The draft, originally scheduled for June, is set for Oct. 16. Nobody knows yet when the new draft picks will make their NBA debuts, though, because the start of the 2020-21 season is not yet determined.

The NBA had hoped for a Dec. 1 start to the 2020-21 season, though league commissioner Adam Silver said on the ESPN telecast of the draft lottery that date now "is feeling a little bit early to me."

Without fans at games, a major revenue stream is obviously lost for the league and its teams. There have been talks about starting next season with one or multiple bubbles, similar to the one where the league is playing now at Walt Disney World in Lake Buena Vista, Florida, but the obvious preference is to have fans returning to games.

"Our No. 1 goal is to get fans back in our arenas," Silver said on the telecast. "My sense is, in working with the players' association, if we could push back even a little longer and increase the likelihood of having fans in arenas, that's what we would be targeting."

The Timberwolves went 19-45 this season, marking the 14th time in 15 years that they failed to make the playoffs and finished with a losing record. And a month ago, Glen Taylor — who has owned the franchise since 1994 — said he "will entertain" offers for the Timberwolves and the WNBA's Minnesota Lynx.

It will be Minnesota's first time holding the No. 1 pick since 2015, when it took center Karl-Anthony Towns out of Kentucky.
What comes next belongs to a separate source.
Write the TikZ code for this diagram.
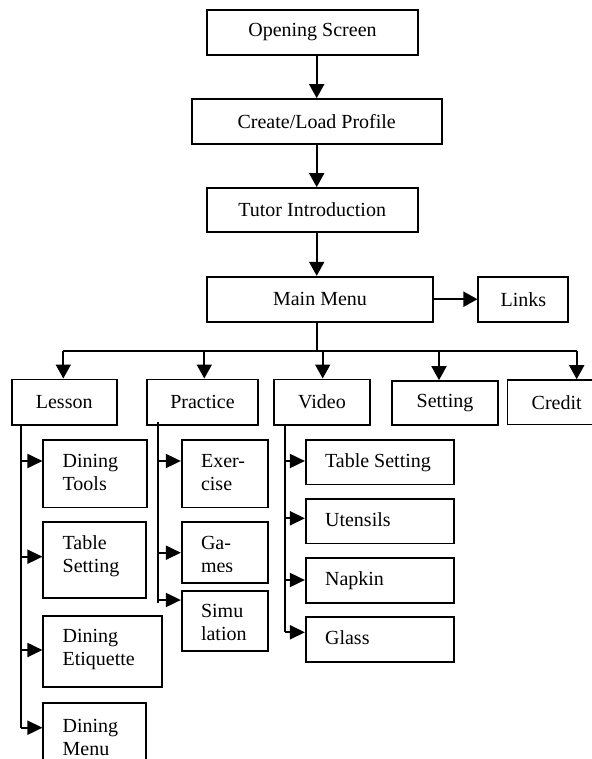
\documentclass[tikz,border=0pt]{standalone}
\usepackage{fontspec}
\setmainfont{Liberation Serif}
\usetikzlibrary{arrows.meta,calc}
\newcommand{\diafont}{\fontsize{20}{23}\selectfont}
\newcommand{\twol}[2]{\begin{tabular}[t]{@{}l@{}}#1\\#2\end{tabular}}
\begin{document}
\begin{tikzpicture}[x=1pt,y=-1pt,
  box/.style={draw, line width=1.7pt, inner sep=0pt, font=\diafont},
  ln/.style={line width=1.9pt},
  arr/.style={line width=1.9pt, -{Triangle[length=14pt,width=15pt]}},
  arrs/.style={line width=1.9pt, -{Triangle[length=15pt,width=14pt]}},
  lbl/.style={inner sep=0pt, anchor=base west, font=\diafont}]
\useasboundingbox (0,0) rectangle (591,759);
% top chain
\node[box, minimum width=211pt, minimum height=45pt] (open) at (312.5,32.5) {Opening Screen};
\node[box, minimum width=250pt, minimum height=45pt] (create) at (316.7,121.5) {Create/Load Profile};
\node[box, minimum width=211pt, minimum height=44pt] (tutor) at (312.2,210) {Tutor Introduction};
\node[box, minimum width=226.6pt, minimum height=45pt] (main) at (320,299.2) {Main Menu};
\node[box, minimum width=90pt, minimum height=45pt] (links) at (523.3,299.2) {Links};
% second level
\node[box, minimum width=105pt, minimum height=45.7pt] (lesson) at (64.2,402.2) {Lesson};
\node[box, minimum width=111.6pt, minimum height=45.7pt] (practice) at (202.5,402.2) {Practice};
\node[box, minimum width=96pt, minimum height=45.7pt] (video) at (322,402.2) {Video};
\node[box, minimum width=106.6pt, minimum height=44pt] (setting) at (445,403) {Setting};
\node[box, minimum width=98.7pt, minimum height=44.3pt] (credit) at (556.7,402.2) {Credit};
% lesson children
\node[box, minimum width=104pt, minimum height=67.3pt] (tools) at (95.3,473.7) {};
\node[box, minimum width=102.4pt, minimum height=75.4pt] (ltable) at (94.5,560) {};
\node[box, minimum width=119pt, minimum height=71.6pt] (etiq) at (102.8,651.5) {};
\node[box, minimum width=102.4pt, minimum height=77.4pt] (menu) at (94.5,741.4) {};
% practice children
\node[box, minimum width=86pt, minimum height=67.3pt] (exer) at (224.7,473.7) {};
\node[box, minimum width=86pt, minimum height=60.4pt] (games) at (224.7,552.5) {};
\node[box, minimum width=86pt, minimum height=60.3pt] (simu) at (224.7,620.9) {};
% video children
\node[box, minimum width=148.3pt, minimum height=44.3pt] (vtable) at (379.9,462.2) {};
\node[box, minimum width=148.3pt, minimum height=44.3pt] (uten) at (379.9,521.2) {};
\node[box, minimum width=148.3pt, minimum height=44.4pt] (napkin) at (379.9,580.5) {};
\node[box, minimum width=148.3pt, minimum height=44.4pt] (glass) at (379.9,639.5) {};
% labels of children
\node[lbl] (tools-t) at ($(tools.north west)+(20,28)$) {\twol{Dining}{Tools}};
\node[lbl] (ltable-t) at ($(ltable.north west)+(20,28)$) {\twol{Table}{Setting}};
\node[lbl] (etiq-t) at ($(etiq.north west)+(20,28)$) {\twol{Dining}{Etiquette}};
\begin{scope}
  \clip (40,700) rectangle (150,755);
  \node[lbl] (menu-t) at ($(menu.north west)+(20,31)$) {\twol{Dining}{Menu}};
\end{scope}
\node[lbl] (exer-t) at ($(exer.north west)+(20,28)$) {\twol{Exer-}{cise}};
\begin{scope}
  \clip (181.7,520) rectangle (267.7,571);
  \node[lbl] (games-t) at ($(games.north west)+(20,28)$) {\twol{Ga-}{mes}};
\end{scope}
\node[lbl] (simu-t) at ($(simu.north west)+(20,28)$) {\twol{Simu}{lation}};
\node[lbl] (vtable-t) at ($(vtable.north west)+(20,28.5)$) {Table Setting};
\node[lbl] (uten-t) at ($(uten.north west)+(20,28.5)$) {Utensils};
\node[lbl] (napkin-t) at ($(napkin.north west)+(20,28.5)$) {Napkin};
\node[lbl] (glass-t) at ($(glass.north west)+(20,28.5)$) {Glass};
% spine
\coordinate (spine) at (316.7,0);
\coordinate (bus) at (0,350.7);
\draw[arr] (open.south -| spine) -- (create.north -| spine);
\draw[arr] (create.south -| spine) -- (tutor.north -| spine);
\draw[arr] (tutor.south -| spine) -- (main.north -| spine);
\draw[arr] (main.east) -- (links.west);
\draw[ln] (main.south -| spine) -- (spine |- bus);
\coordinate (bl) at (63.3,350.7);
\coordinate (bp) at (204.3,350.7);
\coordinate (bv) at (322.7,350.7);
\coordinate (bs) at (439,350.7);
\coordinate (bc) at (576.7,350.7);
\draw[ln] (bl) -- (bc);
\draw[arr] (bl) -- (bl |- lesson.north);
\draw[arr] (bp) -- (bp |- practice.north);
\draw[arr] (bv) -- (bv |- video.north);
\draw[arr] (bs) -- (bs |- setting.north);
\draw[arr] (bc) -- (bc |- credit.north);
% lesson trunk
\coordinate (lcol) at (21,425);
\coordinate (l1) at (21,461);
\coordinate (l2) at (21,556.7);
\coordinate (l3) at (21,650);
\coordinate (l4) at (21,727.7);
\draw[ln] (lcol |- lesson.south) -- (l4);
\draw[arrs] (l1) -- (l1 -| tools.west);
\draw[arrs] (l2) -- (l2 -| ltable.west);
\draw[arrs] (l3) -- (l3 -| etiq.west);
\draw[arrs] (l4) -- (l4 -| menu.west);
% practice trunk
\coordinate (pcol) at (158.3,421.7);
\coordinate (p1) at (158.3,461);
\coordinate (p2) at (158.3,552.7);
\coordinate (p3) at (158.3,600);
\coordinate (pend) at (158.3,603.3);
\draw[ln] (pcol) -- (pend);
\draw[arrs] (p1) -- (p1 -| exer.west);
\draw[arrs] (p2) -- (p2 -| games.west);
\draw[arrs] (p3) -- (p3 -| simu.west);
% video trunk
\coordinate (vcol) at (285,425);
\coordinate (v1) at (285,461);
\coordinate (v2) at (285,518.3);
\coordinate (v3) at (285,580);
\coordinate (v4) at (285,632.3);
\draw[ln] (vcol |- video.south) -- (v4);
\draw[arrs] (v1) -- (v1 -| vtable.west);
\draw[arrs] (v2) -- (v2 -| uten.west);
\draw[arrs] (v3) -- (v3 -| napkin.west);
\draw[arrs] (v4) -- (v4 -| glass.west);
\end{tikzpicture}
\end{document}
Golden State has another asset — either to trade or perhaps keep — now as it look towards next season. The Warriors went from five-time reigning Western Conference champions to an NBA-worst 15-50 this season, having two-time MVP Stephen Curry for only five games largely because of injury and not having Klay Thompson at any point as he recovered from the ACL tear he incurred in the last game of the 2019 NBA Finals.

"I have no idea what the value is of that pick, how much people covet it, and I don't think I'll know that anytime soon," Warriors general manager Bob Myers said. "But usually the No. 2 pick is pretty good. So I think we'll be happy what whatever options, whatever route we take."

Unlike a year ago, when Zion Williamson was clearly going to be the first selection, there is no consensus about the No. 1 pick. Top candidates include Anthony Edwards of the University of Georgia, James Wiseman of the University of Memphis and LaMelo Ball, the 18-year-old brother of New Orleans guard Lonzo Ball.

Edwards, a 6-foot-5 guard, averaged 19.1 points in 32 games for Georgia in his lone college season. Wiseman, a 7-foot-1 center, played in only three games for Memphis and averaged 19.7 points before giving up what had been a lengthy fight with the NCAA over his eligibility. Ball, a 6-foot-7 guard, averaged 17 points in 12 games while playing in Australia's top pro league this past season.

Cleveland got the fifth pick, followed by Atlanta, Detroit, New York, Washington, Phoenix, San Antonio, Sacramento and New Orleans at No. 13.

Memphis, which had 200-1 odds of winning the No. 1 pick and was 97.6% certain of finishing 14th, ended up in exactly that spot — a pick that will now be conveyed to Boston as part of a trade that happened in 2015. It means Boston could have three first-round picks on draft night, barring any moves beforehand.

The rest of the first-round order, starting with the No. 15 pick and going to No. 30, as of now is: Orlando, Portland, Minnesota, Dallas, Brooklyn, Miami, Philadelphia, Denver, Utah, Milwaukee, Oklahoma City, Boston, New York, the Los Angeles Lakers, Toronto and Boston.